I’m doing more or less the same thing you are. I have my basic curricula outlined and the class will include an mBot in its basic form. I’d love to collaborate on observations from actual class activities since there will be a bit of trial and error.


Happy to do so. My grandfather (who was a devastatingly well-educated and generally smart guy) told me that no one individual has all of the good ideas. :slight_smile:


More on consistent turning. Well, after running a further series of tests tethered via wifi, I’ve come to the unfortunate conclusion that the time lag over the air just does not allow the kind of accuracy that is needed to solve a maze (or maybe I’m just tired of looking at the problem in Scratch right now).
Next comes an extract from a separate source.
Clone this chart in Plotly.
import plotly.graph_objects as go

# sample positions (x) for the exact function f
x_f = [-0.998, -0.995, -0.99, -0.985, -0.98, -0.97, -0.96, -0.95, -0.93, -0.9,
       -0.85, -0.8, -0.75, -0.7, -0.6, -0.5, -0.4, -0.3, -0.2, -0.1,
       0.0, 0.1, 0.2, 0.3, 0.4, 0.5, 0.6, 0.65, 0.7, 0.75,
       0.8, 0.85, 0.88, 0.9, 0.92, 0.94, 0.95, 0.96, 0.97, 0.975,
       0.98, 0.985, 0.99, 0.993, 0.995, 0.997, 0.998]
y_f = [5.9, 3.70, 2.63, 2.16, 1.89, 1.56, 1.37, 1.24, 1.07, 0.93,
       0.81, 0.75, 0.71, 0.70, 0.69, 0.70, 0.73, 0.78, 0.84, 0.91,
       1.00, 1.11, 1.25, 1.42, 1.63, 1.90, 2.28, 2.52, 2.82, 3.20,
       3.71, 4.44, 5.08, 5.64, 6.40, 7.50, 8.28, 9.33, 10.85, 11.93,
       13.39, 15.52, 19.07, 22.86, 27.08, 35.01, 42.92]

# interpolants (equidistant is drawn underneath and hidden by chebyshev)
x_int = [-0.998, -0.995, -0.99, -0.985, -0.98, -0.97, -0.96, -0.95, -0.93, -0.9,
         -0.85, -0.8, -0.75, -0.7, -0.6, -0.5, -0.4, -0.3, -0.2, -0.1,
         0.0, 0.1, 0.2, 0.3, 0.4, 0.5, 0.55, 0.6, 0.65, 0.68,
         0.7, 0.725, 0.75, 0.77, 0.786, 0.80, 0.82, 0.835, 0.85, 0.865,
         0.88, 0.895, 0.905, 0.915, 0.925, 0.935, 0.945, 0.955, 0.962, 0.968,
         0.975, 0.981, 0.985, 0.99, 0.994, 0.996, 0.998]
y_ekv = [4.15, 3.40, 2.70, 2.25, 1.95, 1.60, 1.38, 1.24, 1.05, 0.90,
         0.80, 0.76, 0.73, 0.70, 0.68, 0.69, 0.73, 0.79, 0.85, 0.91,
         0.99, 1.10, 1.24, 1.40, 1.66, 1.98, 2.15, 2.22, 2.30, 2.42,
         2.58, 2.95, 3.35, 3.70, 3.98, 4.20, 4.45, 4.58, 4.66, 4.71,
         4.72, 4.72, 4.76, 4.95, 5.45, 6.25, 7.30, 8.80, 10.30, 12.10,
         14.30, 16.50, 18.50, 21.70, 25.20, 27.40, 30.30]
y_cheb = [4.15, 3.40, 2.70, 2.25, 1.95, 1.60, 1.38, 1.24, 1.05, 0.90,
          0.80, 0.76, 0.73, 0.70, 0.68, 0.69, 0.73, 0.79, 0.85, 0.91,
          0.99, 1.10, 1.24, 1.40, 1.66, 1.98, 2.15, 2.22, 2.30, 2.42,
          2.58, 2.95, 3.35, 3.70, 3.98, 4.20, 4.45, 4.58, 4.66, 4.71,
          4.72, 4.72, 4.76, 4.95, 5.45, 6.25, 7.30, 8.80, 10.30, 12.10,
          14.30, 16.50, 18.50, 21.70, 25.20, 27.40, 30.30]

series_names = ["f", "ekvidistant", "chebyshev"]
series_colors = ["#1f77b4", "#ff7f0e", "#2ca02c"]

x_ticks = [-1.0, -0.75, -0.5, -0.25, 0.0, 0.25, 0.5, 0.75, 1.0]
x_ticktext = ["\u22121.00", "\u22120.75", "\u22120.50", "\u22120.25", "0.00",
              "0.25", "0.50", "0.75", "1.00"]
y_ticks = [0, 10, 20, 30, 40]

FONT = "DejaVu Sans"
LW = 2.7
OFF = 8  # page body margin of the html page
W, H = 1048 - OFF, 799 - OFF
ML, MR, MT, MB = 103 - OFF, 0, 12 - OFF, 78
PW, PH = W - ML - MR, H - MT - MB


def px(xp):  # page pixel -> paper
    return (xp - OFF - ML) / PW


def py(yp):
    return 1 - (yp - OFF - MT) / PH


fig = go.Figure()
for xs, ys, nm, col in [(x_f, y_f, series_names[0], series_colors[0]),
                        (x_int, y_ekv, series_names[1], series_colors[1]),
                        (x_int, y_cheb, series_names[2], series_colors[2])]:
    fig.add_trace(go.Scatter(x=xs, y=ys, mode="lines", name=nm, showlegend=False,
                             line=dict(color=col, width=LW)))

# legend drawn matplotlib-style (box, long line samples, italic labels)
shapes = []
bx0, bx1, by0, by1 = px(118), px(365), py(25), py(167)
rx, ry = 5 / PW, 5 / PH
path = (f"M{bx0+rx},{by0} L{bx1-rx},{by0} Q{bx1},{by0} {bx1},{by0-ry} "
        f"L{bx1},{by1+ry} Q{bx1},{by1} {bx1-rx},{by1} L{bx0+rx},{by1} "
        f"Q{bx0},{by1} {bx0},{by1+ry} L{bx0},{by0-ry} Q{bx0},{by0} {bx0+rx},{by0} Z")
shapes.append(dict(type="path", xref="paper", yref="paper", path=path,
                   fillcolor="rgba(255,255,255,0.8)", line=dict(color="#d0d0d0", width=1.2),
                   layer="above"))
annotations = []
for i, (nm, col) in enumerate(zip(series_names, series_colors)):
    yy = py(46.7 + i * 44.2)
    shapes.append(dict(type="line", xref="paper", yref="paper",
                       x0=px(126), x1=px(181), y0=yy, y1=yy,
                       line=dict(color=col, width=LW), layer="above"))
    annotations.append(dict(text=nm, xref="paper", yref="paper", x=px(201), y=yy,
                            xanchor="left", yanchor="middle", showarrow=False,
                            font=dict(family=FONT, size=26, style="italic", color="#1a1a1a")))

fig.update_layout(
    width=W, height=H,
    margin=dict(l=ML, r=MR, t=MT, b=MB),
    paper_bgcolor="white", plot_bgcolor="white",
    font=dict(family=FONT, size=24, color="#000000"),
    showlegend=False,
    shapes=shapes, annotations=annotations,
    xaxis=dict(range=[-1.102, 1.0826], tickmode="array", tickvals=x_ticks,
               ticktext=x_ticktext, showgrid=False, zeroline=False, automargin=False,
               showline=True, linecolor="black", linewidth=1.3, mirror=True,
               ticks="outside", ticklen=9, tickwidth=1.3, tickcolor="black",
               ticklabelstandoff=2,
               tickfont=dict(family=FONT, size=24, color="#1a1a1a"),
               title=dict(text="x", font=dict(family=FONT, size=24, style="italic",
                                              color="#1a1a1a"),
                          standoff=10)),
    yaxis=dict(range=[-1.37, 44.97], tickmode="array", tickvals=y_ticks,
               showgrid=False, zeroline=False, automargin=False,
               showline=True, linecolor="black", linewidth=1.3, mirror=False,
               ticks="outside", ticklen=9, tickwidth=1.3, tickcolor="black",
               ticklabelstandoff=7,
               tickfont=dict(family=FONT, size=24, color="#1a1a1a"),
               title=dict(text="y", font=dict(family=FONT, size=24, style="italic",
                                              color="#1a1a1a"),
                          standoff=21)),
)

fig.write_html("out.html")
I may come back to this in the future if there is a version of mBlock that supports full code generation, but it’s time to move on and get things done before the holiday.


how would you make a 90 degree left turn?


I am programming my mBot to do a route. and I am in a programmers block. hehe, I don’t know how to make my robot to make a 90 degree left turn. I also don’t really know where to start.


Hi bloopy,

Here is a mBlock program material for mBot to you for reference.
You may refer to the Move in a Square material part to write your program.


One of the issues with time-based turning (a kind of dead reckoning) is that as the batteries run down the turns become less accurate. This compounds the issue associated with non-encoded motors (i.e., the ones that come with the mBot). What I ended up doing with the maze was using the line following sensor to detect a line when the mBot turned. Short of using some sort of motor encoders, the turns will always have a small “slop” factor that will need to be compensated for.